Step 6: Automate Document Processing with AWS Lambda
To process documents automatically, you can integrate Textract with AWS Lambda.
- Create an S3 Trigger for Lambda:
- In the S3 bucket, create an event trigger to invoke Lambda whenever a document is uploaded.
- Write Lambda Function:
- Write a Lambda function that processes the document using Textract and stores the results in an S3 bucket or database.
- Deploy the Lambda Function: Set the function to execute whenever a new file is uploaded to the specified S3 bucket.
This setup allows you to process documents in real time, making it ideal for applications that handle frequent document uploads.
Step 7: Visualize Data with Amazon QuickSight
Amazon QuickSight can be used to create visualizations and reports based on the data extracted by Textract.
- Store Extracted Data in a Database: Store structured data (like tables) extracted from Textract in Amazon RDS or Amazon Redshift.
- Connect QuickSight to Data Source: Link QuickSight to your database or storage to import the Textract data.
- Create Visualizations: Use QuickSight’s dashboard and visualization features to build reports or visualizations from your document data.
Best Practices for Using Amazon Textract
- Use High-Resolution Documents: Textract performs better with high-quality, high-resolution documents where text and tables are clearly visible.
- Leverage Batch Processing: For large numbers of documents, consider batch processing through the S3 integration, Lambda, or S3 Batch Operations to handle processing automatically.
- Optimize for Security: Ensure that S3 buckets storing sensitive documents and Textract results are encrypted and access-controlled.
- Handle JSON Output: Textract’s output format is JSON, so have a JSON parser or handler ready to structure and process extracted data as required.
- Monitor Usage and Costs: Regularly check your Textract usage and costs in the AWS Billing Console to avoid unexpected charges, especially if processing large volumes of documents.
Frequently Asked Questions Related to Using Amazon Textract
What is Amazon Textract used for?
Amazon Textract is used to automatically extract text, tables, forms, and key-value pairs from scanned documents, images, and PDFs. It’s ideal for processing documents like invoices, receipts, forms, and other data-heavy formats, making it easier to automate data extraction and reduce manual data entry.
How do I get started with Amazon Textract?
To get started with Amazon Textract, you need an AWS account and appropriate IAM permissions. You can use Textract in the AWS Management Console for testing or integrate it into applications with the AWS CLI or SDKs, such as Boto3 for Python, to automate document analysis.

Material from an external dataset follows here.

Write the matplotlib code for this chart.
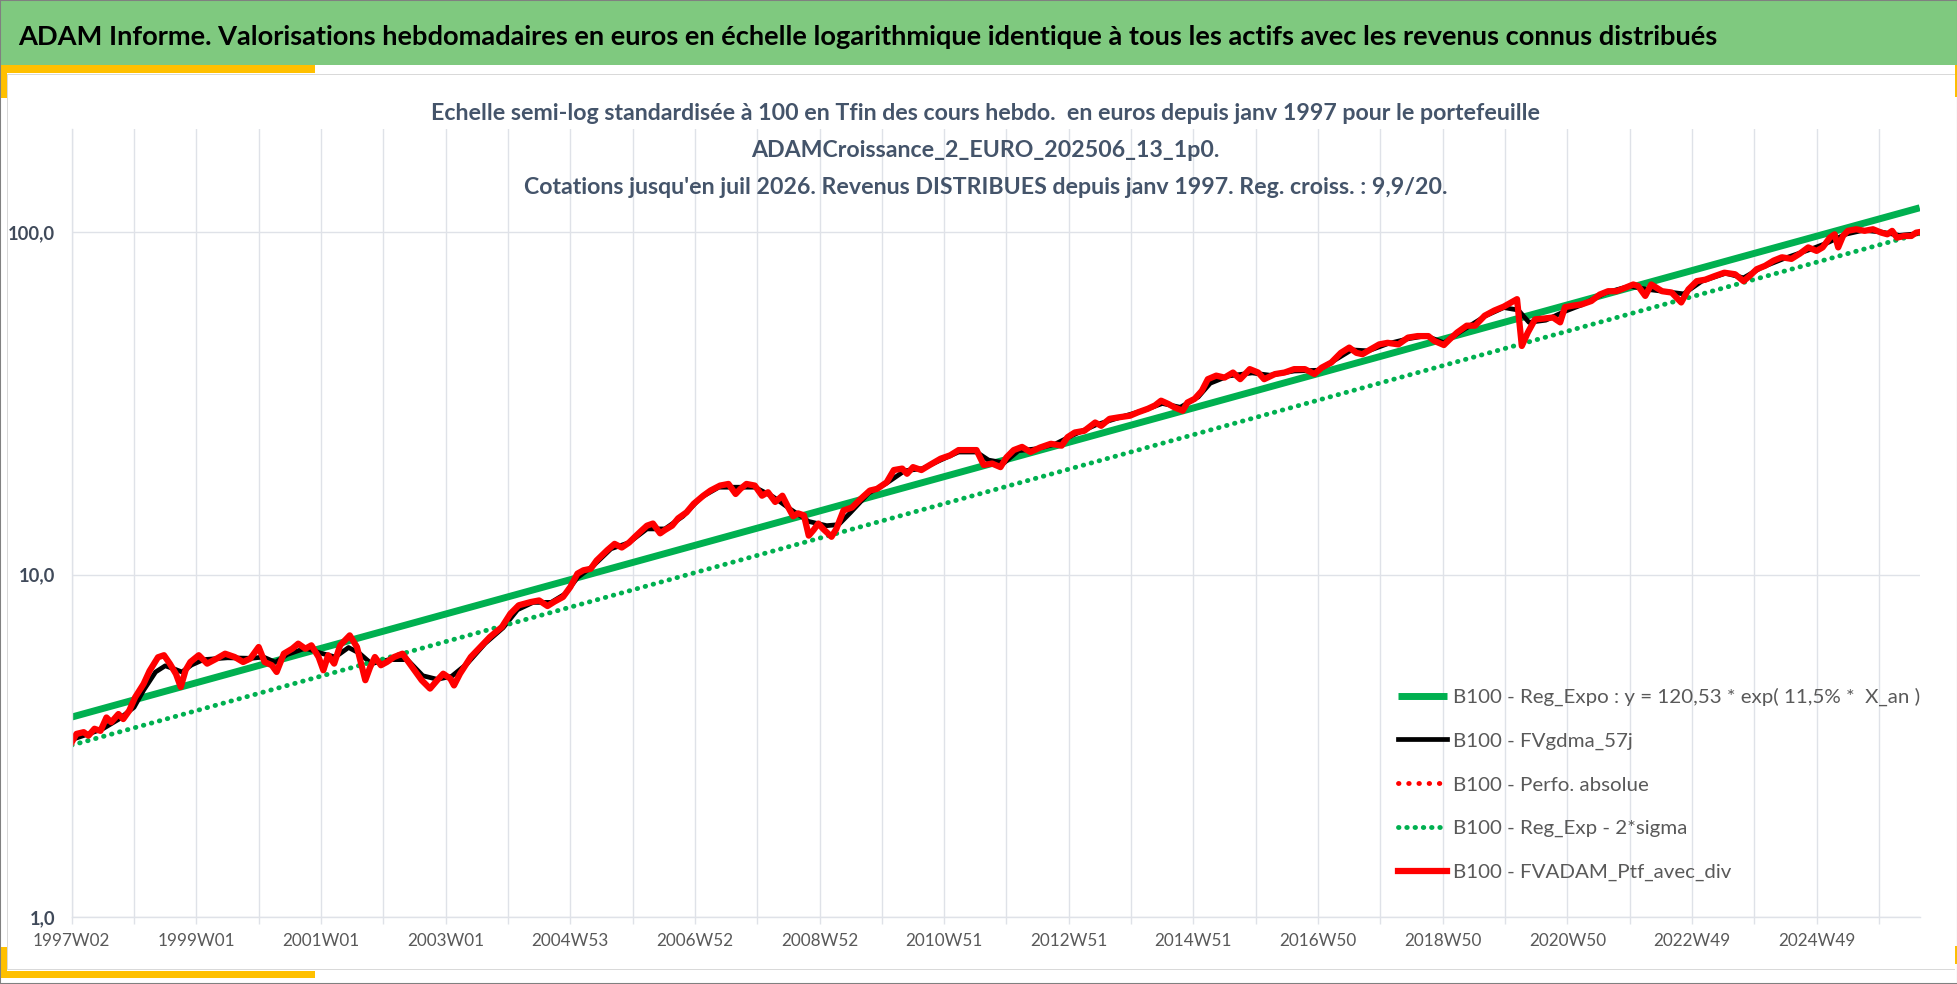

Can Amazon Textract process forms and tables?
Yes, Amazon Textract can recognize and extract structured data from forms and tables, identifying key-value pairs and organizing data within table rows and columns. This capability makes it useful for extracting data from structured documents.
What file formats does Amazon Textract support?
Amazon Textract supports various file formats, including PDF, JPEG, PNG, and TIFF. For best results, documents should be high-resolution and clear to ensure accurate text extraction.
How can I automate document processing with Amazon Textract?
You can automate document processing by setting up an S3 bucket to store documents and using an AWS Lambda function triggered by new file uploads. The Lambda function can call Textract to analyze the document and store the extracted data in a database or another S3 bucket.